Pictures aside, quote the whole listing exactly.
— start Supplied data —
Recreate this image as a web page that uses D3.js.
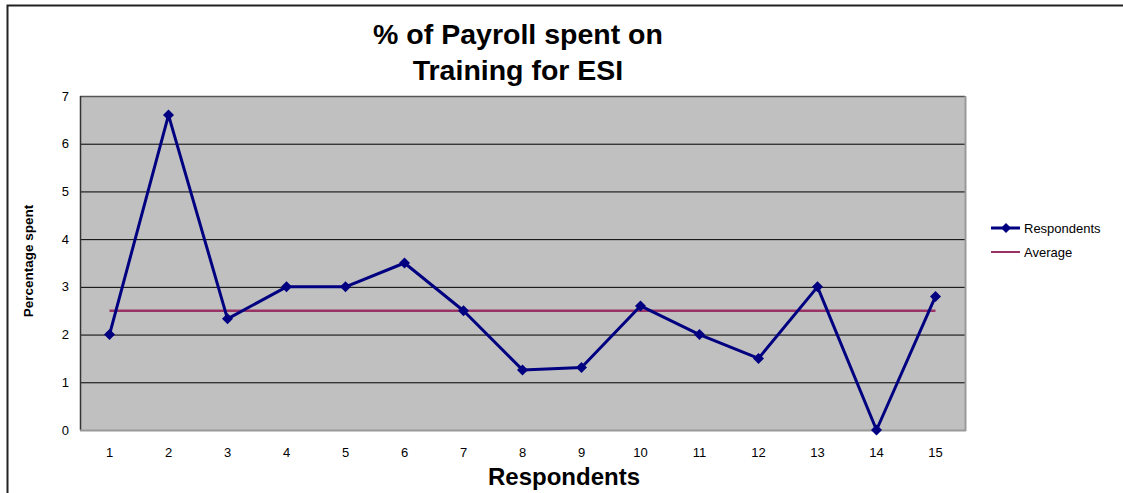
<!DOCTYPE html>
<html><head><meta charset="utf-8">
<script src="https://cdn.jsdelivr.net/npm/d3@7"></script>
<style>body{margin:0;background:#fff}svg{display:block}text{font-family:"Liberation Sans",Arial,sans-serif}</style>
</head><body><svg id="c" width="1123" height="493"></svg>
<script>
const categories = ["1","2","3","4","5","6","7","8","9","10","11","12","13","14","15"];
const respondents = [2.0,6.6,2.33,3.0,3.0,3.5,2.5,1.26,1.31,2.6,2.0,1.5,3.0,0,2.8];
const average = [2.5,2.5,2.5,2.5,2.5,2.5,2.5,2.5,2.5,2.5,2.5,2.5,2.5,2.5,2.5];
const yTicks = [0,1,2,3,4,5,6,7];
const seriesNames = ["Respondents","Average"];

const svg = d3.select("#c");
const m = {l:80, r:965, t:96, b:430};
const x = d3.scaleBand().domain(categories).range([m.l, m.r]);
const y = d3.scaleLinear().domain([0,7]).range([m.b, m.t]);
const cx = d => x(d) + x.bandwidth()/2;

// outer border (left/top visible)
svg.append("path").attr("d","M7.5,493 L7.5,5.5 L1123,5.5").attr("fill","none").attr("stroke","#222").attr("stroke-width",2);

// plot area
svg.append("rect").attr("x",m.l).attr("y",m.t).attr("width",m.r-m.l).attr("height",m.b-m.t).attr("fill","#c0c0c0");
// gridlines
svg.append("g").selectAll("line").data(yTicks.filter(t=>t>0 && t<7)).join("line")
  .attr("x1",m.l).attr("x2",m.r).attr("y1",d=>y(d)+0.5).attr("y2",d=>y(d)+0.5).attr("stroke","#000").attr("stroke-width",1);
// plot border
svg.append("line").attr("x1",m.l).attr("x2",m.r).attr("y1",m.t+0.5).attr("y2",m.t+0.5).attr("stroke","#555").attr("stroke-width",1.5);
svg.append("line").attr("x1",m.l+0.5).attr("x2",m.l+0.5).attr("y1",m.t).attr("y2",m.b).attr("stroke","#333").attr("stroke-width",1.5);
svg.append("line").attr("x1",m.r+0.5).attr("x2",m.r+0.5).attr("y1",m.t).attr("y2",m.b+1).attr("stroke","#999").attr("stroke-width",2);
svg.append("line").attr("x1",m.l).attr("x2",m.r+1).attr("y1",m.b+0.5).attr("y2",m.b+0.5).attr("stroke","#999").attr("stroke-width",2);

// y tick labels
svg.append("g").selectAll("text").data(yTicks).join("text")
  .attr("x",69).attr("y",d=>y(d)+4.5).attr("text-anchor","end").attr("font-size",13).attr("fill","#000").text(d=>d);
// x tick labels
svg.append("g").selectAll("text").data(categories).join("text")
  .attr("x",d=>cx(d)).attr("y",457).attr("text-anchor","middle").attr("font-size",13).attr("fill","#000").text(d=>d);

// average line
const line = d3.line().x((d,i)=>cx(categories[i])).y(d=>y(d));
svg.append("path").datum(average).attr("d",line).attr("fill","none").attr("stroke","#993366").attr("stroke-width",2.5);
// respondents line
svg.append("path").datum(respondents).attr("d",line).attr("fill","none").attr("stroke","#000080").attr("stroke-width",3).attr("stroke-linejoin","round");
const diamond = (px,py,s) => `M${px},${py-s} L${px+s},${py} L${px},${py+s} L${px-s},${py} Z`;
svg.append("g").selectAll("path").data(respondents).join("path")
  .attr("d",(d,i)=>diamond(cx(categories[i]),y(d),5.5)).attr("fill","#000080");

// title
const title = svg.append("text").attr("x",518).attr("text-anchor","middle").attr("font-size",28.5).attr("font-weight","bold").attr("fill","#000");
title.append("tspan").attr("x",518).attr("y",44).text("% of Payroll spent on");
title.append("tspan").attr("x",518).attr("y",80).text("Training for ESI");

// axis titles
svg.append("text").attr("transform","translate(33,261) rotate(-90)").attr("text-anchor","middle").attr("font-size",13.5).attr("font-weight","bold").text("Percentage spent");
svg.append("text").attr("x",564).attr("y",485).attr("text-anchor","middle").attr("font-size",24).attr("font-weight","bold").text("Respondents");

// legend
const lg = svg.append("g");
const ly = [228, 252];
lg.append("line").attr("x1",991).attr("x2",1020).attr("y1",ly[0]).attr("y2",ly[0]).attr("stroke","#000080").attr("stroke-width",3);
lg.append("path").attr("d",diamond(1006,ly[0],5)).attr("fill","#000080");
lg.append("line").attr("x1",991).attr("x2",1020).attr("y1",ly[1]).attr("y2",ly[1]).attr("stroke","#993366").attr("stroke-width",2);
lg.selectAll("text").data(seriesNames).join("text").attr("x",1024).attr("y",(d,i)=>ly[i]+4.5).attr("font-size",13).text(d=>d);
</script></body></html>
— end Supplied data —
■ Expected output ■
Recreate this image as a web page that uses D3.js.
<!DOCTYPE html>
<html><head><meta charset="utf-8">
<script src="https://cdn.jsdelivr.net/npm/d3@7"></script>
<style>body{margin:0;background:#fff}svg{display:block}text{font-family:"Liberation Sans",Arial,sans-serif}</style>
</head><body><svg id="c" width="1123" height="493"></svg>
<script>
const categories = ["1","2","3","4","5","6","7","8","9","10","11","12","13","14","15"];
const respondents = [2.0,6.6,2.33,3.0,3.0,3.5,2.5,1.26,1.31,2.6,2.0,1.5,3.0,0,2.8];
const average = [2.5,2.5,2.5,2.5,2.5,2.5,2.5,2.5,2.5,2.5,2.5,2.5,2.5,2.5,2.5];
const yTicks = [0,1,2,3,4,5,6,7];
const seriesNames = ["Respondents","Average"];

const svg = d3.select("#c");
const m = {l:80, r:965, t:96, b:430};
const x = d3.scaleBand().domain(categories).range([m.l, m.r]);
const y = d3.scaleLinear().domain([0,7]).range([m.b, m.t]);
const cx = d => x(d) + x.bandwidth()/2;

// outer border (left/top visible)
svg.append("path").attr("d","M7.5,493 L7.5,5.5 L1123,5.5").attr("fill","none").attr("stroke","#222").attr("stroke-width",2);

// plot area
svg.append("rect").attr("x",m.l).attr("y",m.t).attr("width",m.r-m.l).attr("height",m.b-m.t).attr("fill","#c0c0c0");
// gridlines
svg.append("g").selectAll("line").data(yTicks.filter(t=>t>0 && t<7)).join("line")
  .attr("x1",m.l).attr("x2",m.r).attr("y1",d=>y(d)+0.5).attr("y2",d=>y(d)+0.5).attr("stroke","#000").attr("stroke-width",1);
// plot border
svg.append("line").attr("x1",m.l).attr("x2",m.r).attr("y1",m.t+0.5).attr("y2",m.t+0.5).attr("stroke","#555").attr("stroke-width",1.5);
svg.append("line").attr("x1",m.l+0.5).attr("x2",m.l+0.5).attr("y1",m.t).attr("y2",m.b).attr("stroke","#333").attr("stroke-width",1.5);
svg.append("line").attr("x1",m.r+0.5).attr("x2",m.r+0.5).attr("y1",m.t).attr("y2",m.b+1).attr("stroke","#999").attr("stroke-width",2);
svg.append("line").attr("x1",m.l).attr("x2",m.r+1).attr("y1",m.b+0.5).attr("y2",m.b+0.5).attr("stroke","#999").attr("stroke-width",2);

// y tick labels
svg.append("g").selectAll("text").data(yTicks).join("text")
  .attr("x",69).attr("y",d=>y(d)+4.5).attr("text-anchor","end").attr("font-size",13).attr("fill","#000").text(d=>d);
// x tick labels
svg.append("g").selectAll("text").data(categories).join("text")
  .attr("x",d=>cx(d)).attr("y",457).attr("text-anchor","middle").attr("font-size",13).attr("fill","#000").text(d=>d);

// average line
const line = d3.line().x((d,i)=>cx(categories[i])).y(d=>y(d));
svg.append("path").datum(average).attr("d",line).attr("fill","none").attr("stroke","#993366").attr("stroke-width",2.5);
// respondents line
svg.append("path").datum(respondents).attr("d",line).attr("fill","none").attr("stroke","#000080").attr("stroke-width",3).attr("stroke-linejoin","round");
const diamond = (px,py,s) => `M${px},${py-s} L${px+s},${py} L${px},${py+s} L${px-s},${py} Z`;
svg.append("g").selectAll("path").data(respondents).join("path")
  .attr("d",(d,i)=>diamond(cx(categories[i]),y(d),5.5)).attr("fill","#000080");

// title
const title = svg.append("text").attr("x",518).attr("text-anchor","middle").attr("font-size",28.5).attr("font-weight","bold").attr("fill","#000");
title.append("tspan").attr("x",518).attr("y",44).text("% of Payroll spent on");
title.append("tspan").attr("x",518).attr("y",80).text("Training for ESI");

// axis titles
svg.append("text").attr("transform","translate(33,261) rotate(-90)").attr("text-anchor","middle").attr("font-size",13.5).attr("font-weight","bold").text("Percentage spent");
svg.append("text").attr("x",564).attr("y",485).attr("text-anchor","middle").attr("font-size",24).attr("font-weight","bold").text("Respondents");

// legend
const lg = svg.append("g");
const ly = [228, 252];
lg.append("line").attr("x1",991).attr("x2",1020).attr("y1",ly[0]).attr("y2",ly[0]).attr("stroke","#000080").attr("stroke-width",3);
lg.append("path").attr("d",diamond(1006,ly[0],5)).attr("fill","#000080");
lg.append("line").attr("x1",991).attr("x2",1020).attr("y1",ly[1]).attr("y2",ly[1]).attr("stroke","#993366").attr("stroke-width",2);
lg.selectAll("text").data(seriesNames).join("text").attr("x",1024).attr("y",(d,i)=>ly[i]+4.5).attr("font-size",13).text(d=>d);
</script></body></html>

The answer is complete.